**EXERCISE GOAL:** Emit the data below verbatim, stripping out any pictures.

**RECORDED INFORMATION:**
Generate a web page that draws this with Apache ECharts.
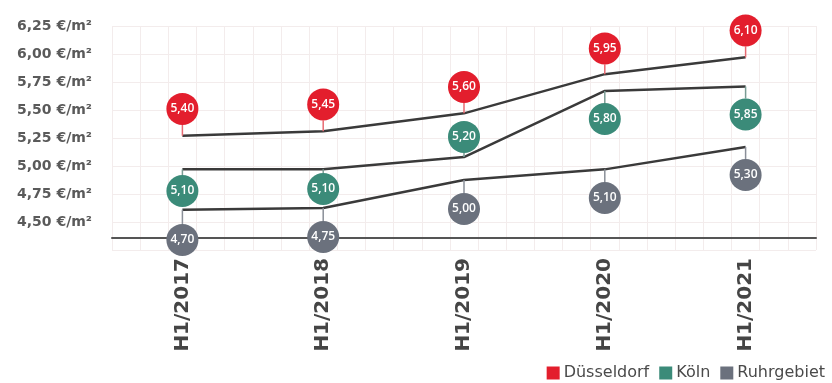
<!DOCTYPE html>
<html>
<head>
<meta charset="utf-8">
<script src="https://cdn.jsdelivr.net/npm/echarts@6/dist/echarts.min.js"></script>
<style>
  html, body { margin: 0; padding: 0; background: #ffffff; }
  #main { width: 832px; height: 383px; }
</style>
</head>
<body>
<div id="main"></div>
<script>
// categories (half years)
const categories = ['H1/2017', 'H1/2018', 'H1/2019', 'H1/2020', 'H1/2021']
const yTicks = [4.25, 4.5, 4.75, 5, 5.25, 5.5, 5.75, 6, 6.25]

// printed values (€/m²)
const duesseldorfValues = [5.40, 5.45, 5.60, 5.95, 6.10]
const koelnValues = [5.10, 5.10, 5.20, 5.80, 5.85]
const ruhrValues = [4.70, 4.75, 5.00, 5.10, 5.30]

// where the lines are drawn on the value scale
const duesseldorfLine = [5.27, 5.31, 5.47, 5.82, 5.97]
const koelnLine = [4.97, 4.97, 5.08, 5.67, 5.71]
const ruhrLine = [4.61, 4.625, 4.875, 4.97, 5.17]

// where the value bubbles sit on the value scale
const duesseldorfBubble = [5.51, 5.55, 5.705, 6.05, 6.21]
const koelnBubble = [4.777, 4.795, 5.26, 5.42, 5.46]
const ruhrBubble = [4.34, 4.366, 4.616, 4.714, 4.92]

const RED = '#e31e2d'
const TEAL = '#3b8b79'
const GREY = '#6b717d'

const chart = echarts.init(document.getElementById('main'), null, { renderer: 'canvas' })

function fmt(v) {
  return v.toFixed(2).replace('.', ',')
}

function bubbleData(line, bubble, values) {
  return categories.map((c, i) => [i, line[i], bubble[i], values[i]])
}

function bubbleRender(color, stemColor) {
  return function (params, api) {
    const x = api.value(0)
    const p1 = api.coord([x, api.value(1)])
    const p2 = api.coord([x, api.value(2)])
    const r = 16
    const up = p2[1] < p1[1]
    return {
      type: 'group',
      children: [
        {
          type: 'line',
          shape: { x1: p1[0], y1: p1[1], x2: p2[0], y2: p2[1] + (up ? r : -r) },
          style: { stroke: stemColor, lineWidth: 1.5 }
        },
        {
          type: 'circle',
          shape: { cx: p2[0], cy: p2[1], r: r },
          style: { fill: color }
        },
        {
          type: 'text',
          x: p2[0],
          y: p2[1],
          style: {
            text: fmt(api.value(3)),
            fill: '#ffffff',
            align: 'center',
            verticalAlign: 'middle',
            font: '600 12px "Open Sans"'
          }
        }
      ]
    }
  }
}

function lineSeries(name, data) {
  return {
    name: name,
    type: 'line',
    data: data,
    symbol: 'none',
    silent: true,
    z: 3,
    lineStyle: { color: '#3a3a3a', width: 2.5 }
  }
}

function bubbleSeries(name, color, stemColor, line, bubble, values) {
  return {
    name: name,
    type: 'custom',
    itemStyle: { color: color },
    encode: { x: 0, y: [1, 2] },
    z: 4,
    renderItem: bubbleRender(color, stemColor),
    data: bubbleData(line, bubble, values)
  }
}

const option = {
  backgroundColor: '#ffffff',
  animation: false,
  textStyle: { fontFamily: 'DejaVu Sans' },
  grid: [{
    left: 112,
    right: 16,
    top: 26,
    bottom: 133
  }],
  legend: {
    data: ['Düsseldorf', 'Köln', 'Ruhrgebiet'],
    right: 2,
    bottom: -3,
    icon: 'rect',
    itemWidth: 13,
    itemHeight: 13,
    itemGap: 10,
    textStyle: { color: '#4a4a4a', fontSize: 16, fontFamily: 'DejaVu Sans', padding: [0, 0, 0, -1] }
  },
  xAxis: [{
    type: 'category',
    data: categories,
    offset: -12,
    z: 3,
    axisLine: { lineStyle: { color: '#555555', width: 2 } },
    axisTick: { show: false },
    axisLabel: {
      rotate: 90,
      margin: 20,
      color: '#454545',
      fontSize: 20,
      fontWeight: 'bold',
      fontFamily: 'DejaVu Sans'
    },
    splitLine: { show: false }
  }, {
    type: 'value',
    min: 0,
    max: 25,
    interval: 1,
    show: true,
    axisLine: { show: false },
    axisTick: { show: false },
    axisLabel: { show: false },
    splitLine: { show: true, lineStyle: { color: '#f3ecec', width: 1 } }
  }],
  yAxis: {
    type: 'value',
    min: yTicks[0],
    max: yTicks[yTicks.length - 1],
    interval: 0.25,
    axisLine: { show: false },
    axisTick: { show: false },
    axisLabel: {
      margin: 20,
      color: '#5a5a5a',
      fontSize: 14,
      fontWeight: 'bold',
      fontFamily: 'DejaVu Sans',
      formatter(v) {
        if (v < 4.5) return ''
        return fmt(v) + ' €/m²'
      }
    },
    splitLine: { show: true, lineStyle: { color: '#f3ecec', width: 1 } }
  },
  series: [
    lineSeries('Düsseldorf Linie', duesseldorfLine),
    lineSeries('Köln Linie', koelnLine),
    lineSeries('Ruhrgebiet Linie', ruhrLine),
    bubbleSeries('Düsseldorf', RED, '#e86a72', duesseldorfLine, duesseldorfBubble, duesseldorfValues),
    bubbleSeries('Köln', TEAL, '#7a9c94', koelnLine, koelnBubble, koelnValues),
    bubbleSeries('Ruhrgebiet', GREY, '#8a8f98', ruhrLine, ruhrBubble, ruhrValues)
  ]
}

chart.setOption(option)
</script>
</body>
</html>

**WRITTEN SOLUTION:**
Generate a web page that draws this with Apache ECharts.
<!DOCTYPE html>
<html>
<head>
<meta charset="utf-8">
<script src="https://cdn.jsdelivr.net/npm/echarts@6/dist/echarts.min.js"></script>
<style>
  html, body { margin: 0; padding: 0; background: #ffffff; }
  #main { width: 832px; height: 383px; }
</style>
</head>
<body>
<div id="main"></div>
<script>
// categories (half years)
const categories = ['H1/2017', 'H1/2018', 'H1/2019', 'H1/2020', 'H1/2021']
const yTicks = [4.25, 4.5, 4.75, 5, 5.25, 5.5, 5.75, 6, 6.25]

// printed values (€/m²)
const duesseldorfValues = [5.40, 5.45, 5.60, 5.95, 6.10]
const koelnValues = [5.10, 5.10, 5.20, 5.80, 5.85]
const ruhrValues = [4.70, 4.75, 5.00, 5.10, 5.30]

// where the lines are drawn on the value scale
const duesseldorfLine = [5.27, 5.31, 5.47, 5.82, 5.97]
const koelnLine = [4.97, 4.97, 5.08, 5.67, 5.71]
const ruhrLine = [4.61, 4.625, 4.875, 4.97, 5.17]

// where the value bubbles sit on the value scale
const duesseldorfBubble = [5.51, 5.55, 5.705, 6.05, 6.21]
const koelnBubble = [4.777, 4.795, 5.26, 5.42, 5.46]
const ruhrBubble = [4.34, 4.366, 4.616, 4.714, 4.92]

const RED = '#e31e2d'
const TEAL = '#3b8b79'
const GREY = '#6b717d'

const chart = echarts.init(document.getElementById('main'), null, { renderer: 'canvas' })

function fmt(v) {
  return v.toFixed(2).replace('.', ',')
}

function bubbleData(line, bubble, values) {
  return categories.map((c, i) => [i, line[i], bubble[i], values[i]])
}

function bubbleRender(color, stemColor) {
  return function (params, api) {
    const x = api.value(0)
    const p1 = api.coord([x, api.value(1)])
    const p2 = api.coord([x, api.value(2)])
    const r = 16
    const up = p2[1] < p1[1]
    return {
      type: 'group',
      children: [
        {
          type: 'line',
          shape: { x1: p1[0], y1: p1[1], x2: p2[0], y2: p2[1] + (up ? r : -r) },
          style: { stroke: stemColor, lineWidth: 1.5 }
        },
        {
          type: 'circle',
          shape: { cx: p2[0], cy: p2[1], r: r },
          style: { fill: color }
        },
        {
          type: 'text',
          x: p2[0],
          y: p2[1],
          style: {
            text: fmt(api.value(3)),
            fill: '#ffffff',
            align: 'center',
            verticalAlign: 'middle',
            font: '600 12px "Open Sans"'
          }
        }
      ]
    }
  }
}

function lineSeries(name, data) {
  return {
    name: name,
    type: 'line',
    data: data,
    symbol: 'none',
    silent: true,
    z: 3,
    lineStyle: { color: '#3a3a3a', width: 2.5 }
  }
}

function bubbleSeries(name, color, stemColor, line, bubble, values) {
  return {
    name: name,
    type: 'custom',
    itemStyle: { color: color },
    encode: { x: 0, y: [1, 2] },
    z: 4,
    renderItem: bubbleRender(color, stemColor),
    data: bubbleData(line, bubble, values)
  }
}

const option = {
  backgroundColor: '#ffffff',
  animation: false,
  textStyle: { fontFamily: 'DejaVu Sans' },
  grid: [{
    left: 112,
    right: 16,
    top: 26,
    bottom: 133
  }],
  legend: {
    data: ['Düsseldorf', 'Köln', 'Ruhrgebiet'],
    right: 2,
    bottom: -3,
    icon: 'rect',
    itemWidth: 13,
    itemHeight: 13,
    itemGap: 10,
    textStyle: { color: '#4a4a4a', fontSize: 16, fontFamily: 'DejaVu Sans', padding: [0, 0, 0, -1] }
  },
  xAxis: [{
    type: 'category',
    data: categories,
    offset: -12,
    z: 3,
    axisLine: { lineStyle: { color: '#555555', width: 2 } },
    axisTick: { show: false },
    axisLabel: {
      rotate: 90,
      margin: 20,
      color: '#454545',
      fontSize: 20,
      fontWeight: 'bold',
      fontFamily: 'DejaVu Sans'
    },
    splitLine: { show: false }
  }, {
    type: 'value',
    min: 0,
    max: 25,
    interval: 1,
    show: true,
    axisLine: { show: false },
    axisTick: { show: false },
    axisLabel: { show: false },
    splitLine: { show: true, lineStyle: { color: '#f3ecec', width: 1 } }
  }],
  yAxis: {
    type: 'value',
    min: yTicks[0],
    max: yTicks[yTicks.length - 1],
    interval: 0.25,
    axisLine: { show: false },
    axisTick: { show: false },
    axisLabel: {
      margin: 20,
      color: '#5a5a5a',
      fontSize: 14,
      fontWeight: 'bold',
      fontFamily: 'DejaVu Sans',
      formatter(v) {
        if (v < 4.5) return ''
        return fmt(v) + ' €/m²'
      }
    },
    splitLine: { show: true, lineStyle: { color: '#f3ecec', width: 1 } }
  },
  series: [
    lineSeries('Düsseldorf Linie', duesseldorfLine),
    lineSeries('Köln Linie', koelnLine),
    lineSeries('Ruhrgebiet Linie', ruhrLine),
    bubbleSeries('Düsseldorf', RED, '#e86a72', duesseldorfLine, duesseldorfBubble, duesseldorfValues),
    bubbleSeries('Köln', TEAL, '#7a9c94', koelnLine, koelnBubble, koelnValues),
    bubbleSeries('Ruhrgebiet', GREY, '#8a8f98', ruhrLine, ruhrBubble, ruhrValues)
  ]
}

chart.setOption(option)
</script>
</body>
</html>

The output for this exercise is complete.